I've confirmed a subtle teal::vout bug for multi-threaded truss verification environment. In my Linux box (both i686 and x86_64), the ncsim got crashed randomly. Although the crash rate is bellow 1%, it makes me not able to run regression test with teal/truss.
Here's the symptom:
./teal_vout.cpp: (
set_file_and_line:631) test_component_0 thread(
0x44606960) vout(
0x2109718) [FILE: truss/trunk/cpp/inc/truss_test_component.h][line: 70] begin
... ... ...
./teal_vout.cpp: (
set_file_and_line:631) test_component_0 thread(
0x40A00960) vout(
0x2109718) [FILE: ./test_component.cpp][line: 92] begin
... ... ...
=> crashed
Here's the reason:
- Thread test_component_0 is with ID(0x44606960)
- Thread verification_top is with ID(0x40A00960)
- vout(0x2109718) is constructed by thread(0x40A00960) with test_component_0 as its function_area_ name
truss::verification_top calls "test_0->start()", which calls "lls::test_component_[0]->start()", which calls "truss::thread.start()" to create a new thread(
0x44606960), which calls "truss::test_component.start_()" to start a new teal::vout message to vout(
0x2109718).
However, before it was finished with teal::vout::end_message_() at thread(
0x44606960), a new message to the same vout(
0x2109718) was issued.
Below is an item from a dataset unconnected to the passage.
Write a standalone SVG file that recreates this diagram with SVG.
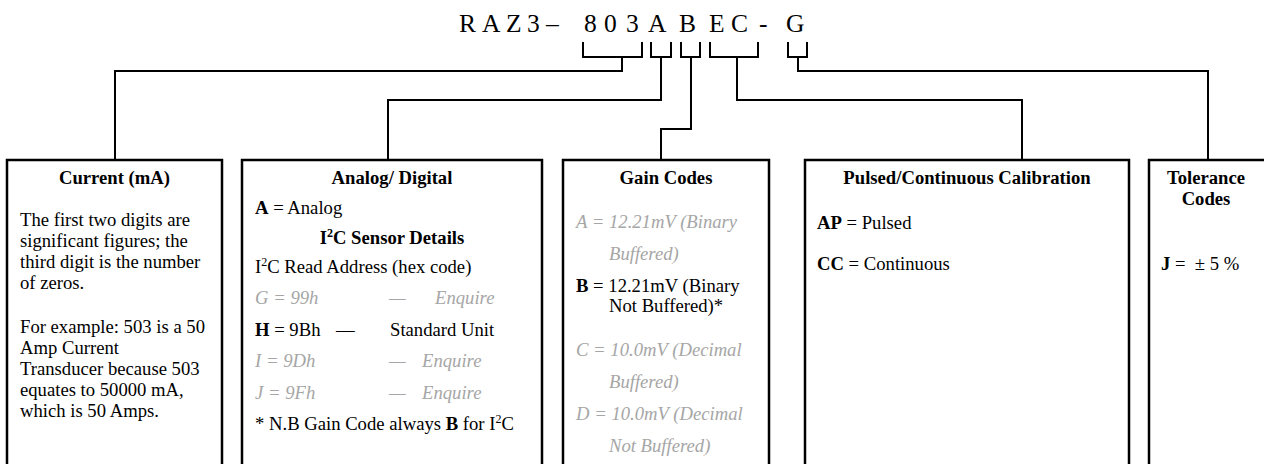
<svg xmlns="http://www.w3.org/2000/svg" width="1264" height="464" viewBox="0 0 1264 464">
<style>
text{font-family:"Liberation Serif","Times New Roman",serif;font-size:18.67px;fill:#000}
.box{fill:#fff;stroke:#000;stroke-width:2.5}
.ln{fill:none;stroke:#000;stroke-width:2}
.t{font-weight:bold;text-anchor:middle}
.g{fill:#a6a6a6;font-style:italic}
.b{font-weight:bold}
.code{font-size:25.5px}
</style>
<rect width="1264" height="464" fill="#fff"/>
<g id="part-number">
<text class="code" y="32" x="459 476 482 500 506 522 527 540 546 560 584 597 604 617 626 639 648 666 679 696 709 725 731 748 759 768 786">R A Z 3 – 8 0 3 A B E C - G</text>
</g>
<g id="connectors">
<path class="ln" d="M583,42 V57 H642 V42"/>
<path class="ln" d="M651,42 V57 H671 V42"/>
<path class="ln" d="M681,42 V57 H700 V42"/>
<path class="ln" d="M710,42 V57 H758 V42"/>
<path class="ln" d="M788,42 V57 H807 V42"/>
<path class="ln" d="M622,57 V71 H115 V160"/>
<path class="ln" d="M661,57 V100 H388 V160"/>
<path class="ln" d="M691,57 V129 H661 V160"/>
<path class="ln" d="M737,57 V100 H1022 V160"/>
<path class="ln" d="M798,57 V71 H1208 V160"/>
</g>
<g id="current">
<rect class="box" x="7" y="160" width="215" height="320"/>
<text class="t" x="114.5" y="184">Current (mA)</text>
<text x="20" y="226">The first two digits are</text>
<text x="20" y="247">significant figures; the</text>
<text x="20" y="268">third digit is the number</text>
<text x="20" y="289">of zeros.</text>
<text x="20" y="333">For example: 503 is a 50</text>
<text x="20" y="354">Amp Current</text>
<text x="20" y="375">Transducer because 503</text>
<text x="20" y="396">equates to 50000 mA,</text>
<text x="20" y="417">which is 50 Amps.</text>
</g>
<g id="analog-digital">
<rect class="box" x="242" y="160" width="300" height="320"/>
<text class="t" x="392" y="184">Analog/ Digital</text>
<text x="255" y="214"><tspan class="b">A</tspan> = Analog</text>
<text class="t" x="392" y="244">I<tspan font-size="12" dy="-7">2</tspan><tspan dy="7">C Sensor Details</tspan></text>
<text x="255" y="273">I<tspan font-size="12" dy="-7">2</tspan><tspan dy="7">C Read Address (hex code)</tspan></text>
<text class="g" x="255" y="304">G = 99h</text>
<text class="g" x="389" y="304">—</text>
<text class="g" x="435" y="304">Enquire</text>
<text x="255" y="336"><tspan class="b">H</tspan> = 9Bh</text>
<text x="336" y="336">—</text>
<text x="390" y="336">Standard Unit</text>
<text class="g" x="255" y="367">I = 9Dh</text>
<text class="g" x="389" y="367">—</text>
<text class="g" x="422" y="367">Enquire</text>
<text class="g" x="255" y="399">J = 9Fh</text>
<text class="g" x="389" y="399">—</text>
<text class="g" x="422" y="399">Enquire</text>
<text x="255" y="430">* N.B Gain Code always <tspan class="b">B</tspan> for I<tspan font-size="12" dy="-7">2</tspan><tspan dy="7">C</tspan></text>
</g>
<g id="gain-codes">
<rect class="box" x="563" y="160" width="206" height="320"/>
<text class="t" x="666" y="184">Gain Codes</text>
<text class="g" x="576" y="228">A = 12.21mV (Binary</text>
<text class="g" x="609" y="260">Buffered)</text>
<text x="576" y="292"><tspan class="b">B</tspan> = 12.21mV (Binary</text>
<text x="609" y="312">Not Buffered)*</text>
<text class="g" x="576" y="356">C = 10.0mV (Decimal</text>
<text class="g" x="609" y="388">Buffered)</text>
<text class="g" x="576" y="420">D = 10.0mV (Decimal</text>
<text class="g" x="609" y="452">Not Buffered)</text>
</g>
<g id="calibration">
<rect class="box" x="805" y="160" width="324" height="320"/>
<text class="t" x="967" y="184">Pulsed/Continuous Calibration</text>
<text x="817" y="229"><tspan class="b">AP</tspan> = Pulsed</text>
<text x="817" y="270"><tspan class="b">CC</tspan> = Continuous</text>
</g>
<g id="tolerance">
<rect class="box" x="1149" y="160" width="200" height="320"/>
<text class="t" x="1206" y="184">Tolerance</text>
<text class="t" x="1206" y="205">Codes</text>
<text x="1161" y="270" xml:space="preserve"><tspan class="b">J</tspan> =  ± 5 %</text>
</g>
</svg>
It was called from "truss::verification_top::test_0->wait_for_completion ()", which calls "lls::test_component_[0]->wait_for_completion ()", which calls "truss::test_component.wait_for_completion()", which calls "lls::test_component::wait_for_completion_()" at thread (
0x40A00960).
As a result, the message_list_ and the other maps of teal::vout got polluted. Sometime, it will end up with a "glibc detected double free or corruption error", which crashed the simulation.
And, here's my solution:
- remove internal_mutex_sentry() from teal::vout::put_message()
- put a pthread_mutex_lock() at teal::vout::set_file_and_line()
- put a pthread_mutex_unlock() at teal::vout::clear_message_()
Although this decreased the simulation crash rate dramatically (from 1% to bellow 0.1%). There's still a simulation error to be resolved: "
Cannot place a value with no or zero delay at read only sync".